Du même style âpre et tranchant, à peine modéré par la gravité du moraliste, est écrite une brochure publiée en 1854, sous ce titre : la Révolution dans les mœurs et qui, pour toute préface, n’a que ces deux lignes : « Ce n’est pas de ses ennemis que la Société doit avoir peur : — c’est d’elle-même. » Elle débute par une diatribe sur la constitution de la famille moderne mise en face de la famille du dix-huitième siècle. Puis défilent les portraits des jeunes hommes, des jeunes filles du temps actuel, la critique du mariage, de la richesse, des lettres et des arts, tout cela présenté avec un parti pris de grossissement qui accuse mieux la thèse, mais qui n’est pas exempt d’injustice. Le dix-huitième siècle a eu beaucoup de bon, sans doute, mais les mariages du temps, par exemple, n’ont jamais passé pour les types du bonheur parfait et des unions assorties. Qu’on lise le chapitre du Mariage dans le livre qui viendra plus tard : la Femme au dix-huitième siècle… Ce qui n’empêche pas le portrait de la vieille femme d’autrefois d’être un morceau achevé qui fait penser à un Latour ou à un Perroneau : « En son corps délabré et misérable rit doucement la gaieté de l’esprit. Sur ses lèvres le passé voltige et refleurit en ressouvenirs enjoués, et un verbe garçonnier et pétulant pare d’un charme perdu la vieille femme du passé. Autour du tonneau de soie où elle vit l’hiver, voyez aussi que de blondes, que de brunes têtes se pressant ! Et la vieille femme appareille les jeunesses, réconforte les ennuis, console les chagrins en les badinant, jette à toutes ces oreilles roses, penchées tour à tour vers elle, mille leçons de la vie, mille conseils de morale sociale, mille enseignements légers et profonds ! Ne dirait-on pas une fée bienfaisante mal cachée sous un masque de rides, et dont le jeune sourire et la raison aimable démentent les sourcils blancs ? C’est le confessionnal plein d’absolution où les folies et les désirs se confessent. C’est la mère des amours. C’est un pont jeté entre les deux sexes, ou plutôt c’est un sexe neutre : un vieillard avec l’enchantement de la femme ! »

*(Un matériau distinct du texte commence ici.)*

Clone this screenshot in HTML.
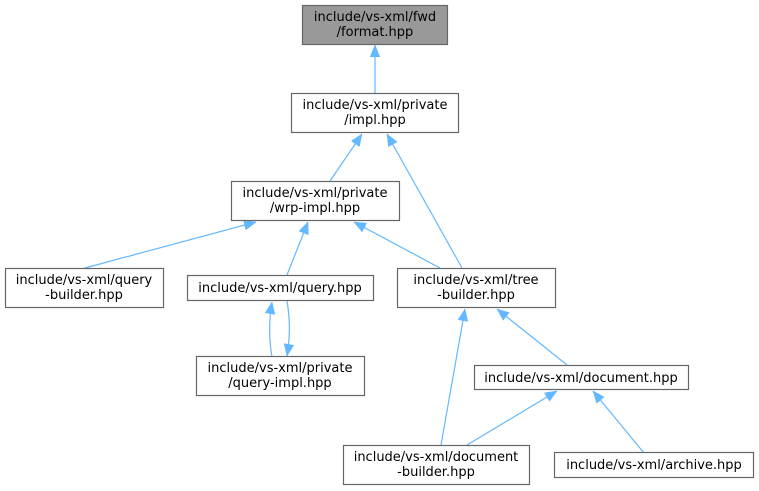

  1. C’est l’idée que Préault exprimait avec plus d’âpreté, quand, dans un article de la Renaissance, il écrivait de son confrère Pradier : « Il partait tous les matins pour Athènes et le soir arrivait rue Bréda ! » Voir Histoire des artistes vivants, par Th. Silvestre, in-4o, p. 284.
  2. C’est le sujet qu’a choisi le statuaire Crauk pour le bas-relief du tombeau de son maître Pradier.